### DATA SECTION

[Start]

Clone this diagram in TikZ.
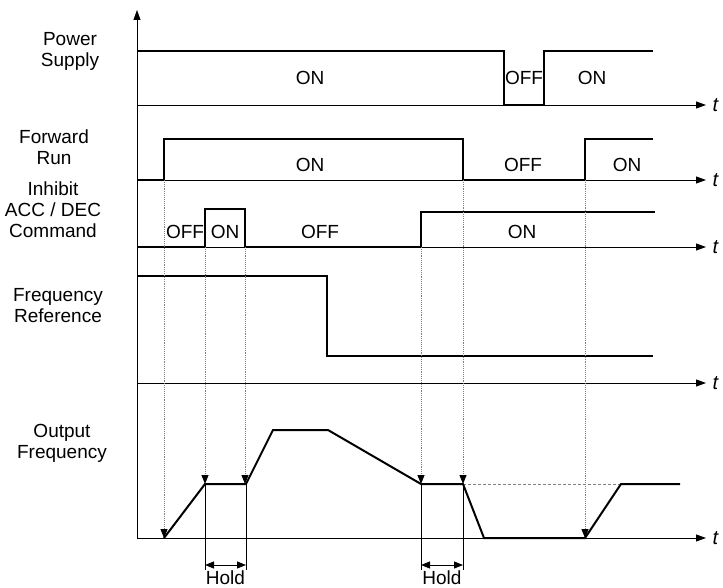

[End]
[Start]

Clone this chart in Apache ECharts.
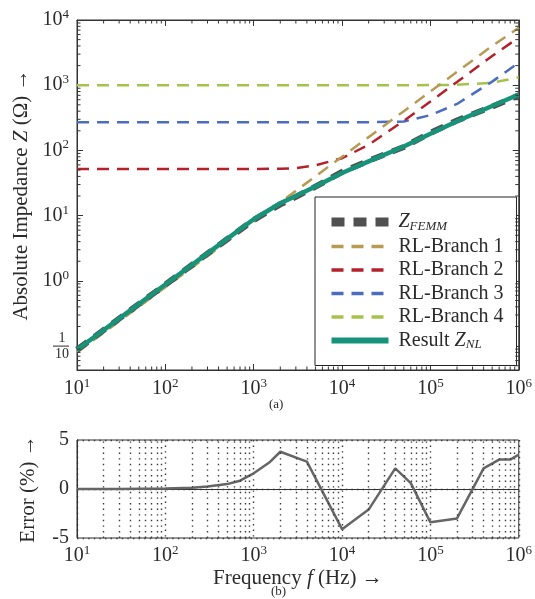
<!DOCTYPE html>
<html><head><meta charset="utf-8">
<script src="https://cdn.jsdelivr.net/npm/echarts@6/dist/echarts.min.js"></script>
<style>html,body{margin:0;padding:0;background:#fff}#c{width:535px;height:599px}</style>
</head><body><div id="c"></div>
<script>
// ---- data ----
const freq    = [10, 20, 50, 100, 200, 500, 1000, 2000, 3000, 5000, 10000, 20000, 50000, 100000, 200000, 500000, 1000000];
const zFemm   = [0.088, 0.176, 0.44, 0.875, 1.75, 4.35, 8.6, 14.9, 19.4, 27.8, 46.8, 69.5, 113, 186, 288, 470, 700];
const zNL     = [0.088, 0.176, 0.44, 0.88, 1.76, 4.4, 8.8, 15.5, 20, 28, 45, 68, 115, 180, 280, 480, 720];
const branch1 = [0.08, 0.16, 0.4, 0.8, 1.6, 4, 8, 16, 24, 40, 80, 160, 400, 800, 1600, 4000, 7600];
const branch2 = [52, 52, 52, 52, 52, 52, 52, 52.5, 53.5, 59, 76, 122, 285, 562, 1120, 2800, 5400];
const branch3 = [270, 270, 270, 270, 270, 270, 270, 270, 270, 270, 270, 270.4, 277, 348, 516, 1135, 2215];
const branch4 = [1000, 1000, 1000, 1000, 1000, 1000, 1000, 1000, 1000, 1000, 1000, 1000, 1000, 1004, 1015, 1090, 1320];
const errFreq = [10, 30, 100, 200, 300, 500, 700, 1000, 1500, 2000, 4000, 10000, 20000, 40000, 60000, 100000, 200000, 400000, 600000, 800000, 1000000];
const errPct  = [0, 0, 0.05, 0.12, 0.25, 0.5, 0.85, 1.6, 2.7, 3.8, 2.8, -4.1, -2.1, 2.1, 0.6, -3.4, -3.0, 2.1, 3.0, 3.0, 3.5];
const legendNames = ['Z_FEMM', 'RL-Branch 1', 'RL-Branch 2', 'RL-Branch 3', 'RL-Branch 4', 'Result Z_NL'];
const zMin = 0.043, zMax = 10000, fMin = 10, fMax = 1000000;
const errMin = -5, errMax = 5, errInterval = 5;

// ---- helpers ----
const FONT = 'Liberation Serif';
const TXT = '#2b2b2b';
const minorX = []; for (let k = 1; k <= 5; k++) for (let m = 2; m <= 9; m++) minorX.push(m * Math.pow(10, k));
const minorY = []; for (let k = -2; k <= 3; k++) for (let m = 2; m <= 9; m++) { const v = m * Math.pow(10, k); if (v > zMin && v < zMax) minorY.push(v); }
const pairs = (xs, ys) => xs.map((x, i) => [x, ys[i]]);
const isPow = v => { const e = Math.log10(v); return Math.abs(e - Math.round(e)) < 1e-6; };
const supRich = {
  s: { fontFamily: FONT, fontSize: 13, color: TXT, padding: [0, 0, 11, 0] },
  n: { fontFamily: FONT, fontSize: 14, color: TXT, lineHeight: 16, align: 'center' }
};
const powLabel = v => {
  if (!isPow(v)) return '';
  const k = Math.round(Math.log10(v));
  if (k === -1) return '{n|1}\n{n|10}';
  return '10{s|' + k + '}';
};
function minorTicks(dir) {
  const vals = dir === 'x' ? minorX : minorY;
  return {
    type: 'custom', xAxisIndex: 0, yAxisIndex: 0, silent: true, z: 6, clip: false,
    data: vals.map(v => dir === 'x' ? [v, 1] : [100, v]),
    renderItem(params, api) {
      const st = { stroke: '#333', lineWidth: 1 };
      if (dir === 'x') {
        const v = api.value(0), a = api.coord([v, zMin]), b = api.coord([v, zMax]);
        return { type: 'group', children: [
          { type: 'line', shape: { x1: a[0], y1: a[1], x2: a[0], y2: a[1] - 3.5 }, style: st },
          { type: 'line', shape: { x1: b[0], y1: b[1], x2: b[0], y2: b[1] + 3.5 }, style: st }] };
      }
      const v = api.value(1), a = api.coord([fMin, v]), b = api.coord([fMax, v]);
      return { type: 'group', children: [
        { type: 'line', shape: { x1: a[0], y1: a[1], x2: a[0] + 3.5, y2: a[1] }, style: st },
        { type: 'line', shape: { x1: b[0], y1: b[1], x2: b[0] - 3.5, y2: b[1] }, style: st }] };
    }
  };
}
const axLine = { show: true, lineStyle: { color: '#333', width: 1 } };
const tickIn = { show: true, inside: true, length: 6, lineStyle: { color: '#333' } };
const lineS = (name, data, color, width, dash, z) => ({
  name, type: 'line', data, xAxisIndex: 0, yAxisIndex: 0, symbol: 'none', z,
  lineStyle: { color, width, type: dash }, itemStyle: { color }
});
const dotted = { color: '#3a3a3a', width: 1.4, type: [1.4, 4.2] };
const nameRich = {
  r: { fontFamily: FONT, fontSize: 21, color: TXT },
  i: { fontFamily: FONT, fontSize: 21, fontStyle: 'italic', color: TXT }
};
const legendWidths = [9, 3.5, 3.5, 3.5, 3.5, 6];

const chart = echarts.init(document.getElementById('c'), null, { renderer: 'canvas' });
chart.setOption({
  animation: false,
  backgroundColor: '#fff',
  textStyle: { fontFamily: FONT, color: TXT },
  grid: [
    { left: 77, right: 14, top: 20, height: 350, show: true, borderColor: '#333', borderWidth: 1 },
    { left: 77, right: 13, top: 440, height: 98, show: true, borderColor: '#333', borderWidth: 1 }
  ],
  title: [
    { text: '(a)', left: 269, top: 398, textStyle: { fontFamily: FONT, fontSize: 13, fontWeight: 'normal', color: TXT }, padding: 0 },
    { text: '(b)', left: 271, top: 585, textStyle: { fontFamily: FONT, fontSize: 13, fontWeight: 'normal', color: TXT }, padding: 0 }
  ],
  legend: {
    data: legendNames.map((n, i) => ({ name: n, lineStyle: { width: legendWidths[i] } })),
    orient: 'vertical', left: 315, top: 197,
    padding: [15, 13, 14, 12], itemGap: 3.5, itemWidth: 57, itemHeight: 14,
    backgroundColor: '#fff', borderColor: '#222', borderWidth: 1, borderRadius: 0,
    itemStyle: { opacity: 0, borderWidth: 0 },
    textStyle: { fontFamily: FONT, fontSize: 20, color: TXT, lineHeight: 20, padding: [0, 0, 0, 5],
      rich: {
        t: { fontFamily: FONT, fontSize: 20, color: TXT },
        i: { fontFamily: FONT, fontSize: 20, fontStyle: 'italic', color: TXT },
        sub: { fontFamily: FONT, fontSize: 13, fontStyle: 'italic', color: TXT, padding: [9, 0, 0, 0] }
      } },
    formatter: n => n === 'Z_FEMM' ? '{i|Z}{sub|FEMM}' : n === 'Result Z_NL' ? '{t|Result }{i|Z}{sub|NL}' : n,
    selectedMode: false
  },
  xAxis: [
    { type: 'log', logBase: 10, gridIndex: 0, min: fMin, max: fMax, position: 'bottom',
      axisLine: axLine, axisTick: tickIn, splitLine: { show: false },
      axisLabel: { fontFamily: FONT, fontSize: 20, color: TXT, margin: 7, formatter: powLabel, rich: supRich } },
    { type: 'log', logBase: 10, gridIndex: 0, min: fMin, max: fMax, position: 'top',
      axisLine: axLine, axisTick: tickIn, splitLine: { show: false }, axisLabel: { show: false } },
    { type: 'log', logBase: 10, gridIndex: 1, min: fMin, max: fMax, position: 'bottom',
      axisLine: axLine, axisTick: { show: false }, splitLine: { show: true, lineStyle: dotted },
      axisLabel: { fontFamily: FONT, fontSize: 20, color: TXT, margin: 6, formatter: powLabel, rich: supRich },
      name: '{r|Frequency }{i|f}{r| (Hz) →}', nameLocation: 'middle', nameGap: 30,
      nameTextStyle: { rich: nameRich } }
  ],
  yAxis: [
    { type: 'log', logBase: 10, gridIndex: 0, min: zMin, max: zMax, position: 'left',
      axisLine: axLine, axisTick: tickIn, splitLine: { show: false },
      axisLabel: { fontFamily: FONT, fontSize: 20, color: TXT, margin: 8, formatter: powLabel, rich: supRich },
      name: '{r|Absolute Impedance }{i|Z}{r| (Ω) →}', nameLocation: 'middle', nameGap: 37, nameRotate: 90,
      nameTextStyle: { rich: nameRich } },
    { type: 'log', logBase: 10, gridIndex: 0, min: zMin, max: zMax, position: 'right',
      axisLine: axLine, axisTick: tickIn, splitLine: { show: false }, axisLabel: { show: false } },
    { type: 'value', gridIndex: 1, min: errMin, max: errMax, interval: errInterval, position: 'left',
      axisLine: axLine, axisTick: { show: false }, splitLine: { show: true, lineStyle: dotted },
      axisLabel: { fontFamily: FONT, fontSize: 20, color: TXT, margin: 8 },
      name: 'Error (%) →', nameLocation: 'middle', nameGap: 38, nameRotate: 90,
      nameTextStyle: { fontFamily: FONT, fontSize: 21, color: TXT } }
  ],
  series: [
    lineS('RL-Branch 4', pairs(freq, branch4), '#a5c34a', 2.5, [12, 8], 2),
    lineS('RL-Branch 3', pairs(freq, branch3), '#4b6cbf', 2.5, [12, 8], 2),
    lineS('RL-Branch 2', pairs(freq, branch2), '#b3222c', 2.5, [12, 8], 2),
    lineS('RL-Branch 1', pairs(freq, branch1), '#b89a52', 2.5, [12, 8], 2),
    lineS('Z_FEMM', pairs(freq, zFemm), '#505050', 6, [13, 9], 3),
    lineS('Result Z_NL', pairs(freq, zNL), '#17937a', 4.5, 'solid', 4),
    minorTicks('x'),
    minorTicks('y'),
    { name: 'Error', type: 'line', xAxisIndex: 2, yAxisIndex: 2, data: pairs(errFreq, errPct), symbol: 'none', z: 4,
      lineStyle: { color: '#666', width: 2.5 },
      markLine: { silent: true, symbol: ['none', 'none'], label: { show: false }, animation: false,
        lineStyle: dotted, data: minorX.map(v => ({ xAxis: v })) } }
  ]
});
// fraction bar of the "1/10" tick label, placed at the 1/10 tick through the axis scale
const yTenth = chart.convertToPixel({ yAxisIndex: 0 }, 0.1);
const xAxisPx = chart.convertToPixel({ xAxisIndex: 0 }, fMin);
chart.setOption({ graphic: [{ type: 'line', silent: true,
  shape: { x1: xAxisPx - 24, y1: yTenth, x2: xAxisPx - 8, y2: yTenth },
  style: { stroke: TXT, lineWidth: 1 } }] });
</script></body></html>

[End]
[Start]

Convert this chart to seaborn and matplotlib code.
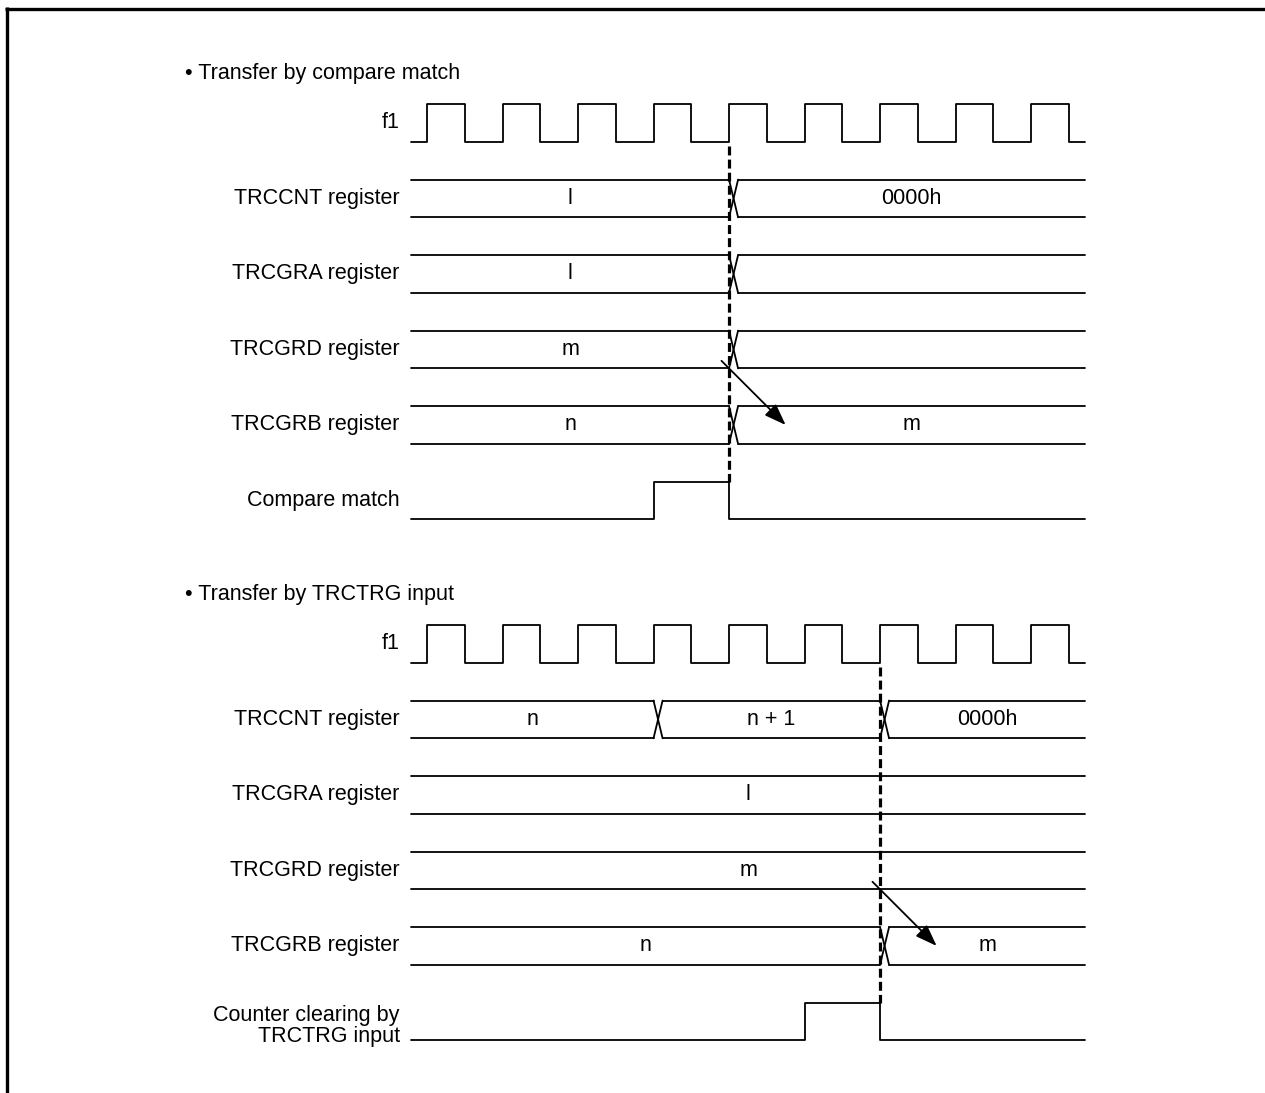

[End]

Copy every single line of the material above that holds "Clone".

Clone this diagram in TikZ.
Clone this chart in Apache ECharts.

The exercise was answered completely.